The Indian government has officially withdrawn its controversial draft Sugarcane (Control) Order this week, bowing to intense pressure from farmers’ unions and small-scale khandsari manufacturers. The proposed legislation sought to overhaul the 60-year-old regulatory framework governing the sugar industry by expanding state oversight to include the ethanol production and khandsari (unrefined sugar) sectors.
Background of the Regulatory Shift
For over six decades, the Sugarcane (Control) Order of 1966 has served as the primary legal instrument for managing the production, pricing, and distribution of sugarcane in India. The government’s intent behind the proposed update was to streamline the supply chain and integrate emerging biofuels into the formal regulatory landscape.

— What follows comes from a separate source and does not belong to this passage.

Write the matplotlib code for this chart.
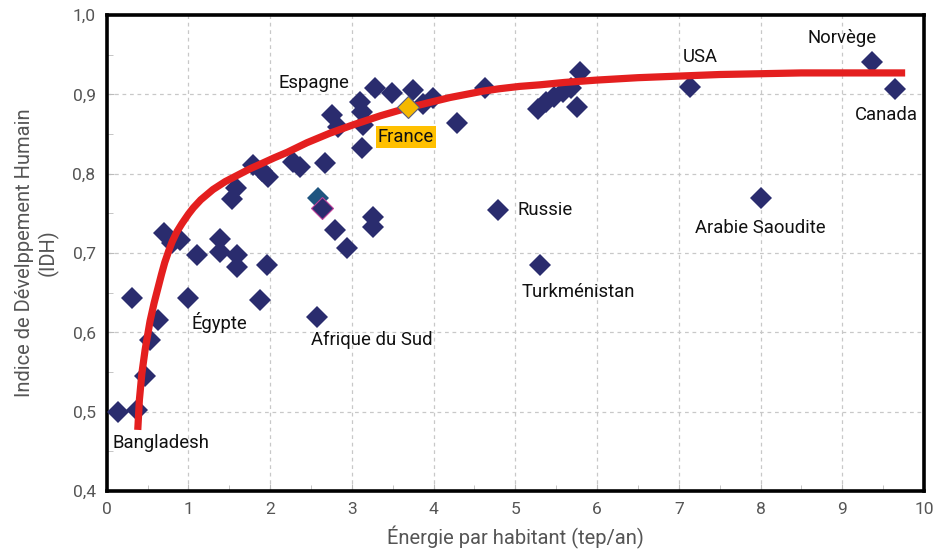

However, the move was met with immediate resistance from stakeholders in the decentralized sugar sector. Industry analysts note that khandsari units—small-scale operations that process sugarcane into jaggery or low-grade sugar—operate on thin margins and often function outside the rigid compliance structures required of large-scale sugar mills.
Points of Contention
The primary concern raised by farmers was the potential for increased bureaucratic interference in their ability to sell cane to local processors. Farmers argued that bringing khandsari units under the same strict regulatory umbrella as large mills would drive down the purchase price of their crop by limiting the number of buyers in the market.
Data from the Ministry of Consumer Affairs, Food and Public Distribution indicates that the ethanol sector has seen a massive surge in investment over the last five years. While the government aimed to standardize this growth, industry experts warned that the draft order lacked the flexibility needed to accommodate the unique challenges faced by smaller, regional players.
Expert Perspectives
Agricultural economists suggest that the withdrawal highlights the complexities of modernizing an industry deeply rooted in traditional farming practices. Dr. Rajesh Kumar, an analyst specializing in rural supply chains, stated that “centralized control often struggles to capture the nuance of localized agricultural economies.”
Furthermore, industry reports indicate that the khandsari sector provides essential employment in rural pockets where large sugar mills are not economically viable. By attempting to force these units into a standardized framework, the government inadvertently risked destabilizing a key source of rural income.
Future Implications
The decision to scrap the draft order signals a temporary return to the status quo, but the need for updated regulations remains a topic of debate. The government now faces the challenge of drafting new legislation that balances industrial growth with the protection of small-scale producers.
Industry watchers should monitor upcoming consultations between the Ministry and state-level agricultural boards. Future attempts at reform will likely focus on creating separate, tiered regulatory categories rather than a blanket approach for all sugar-related activities.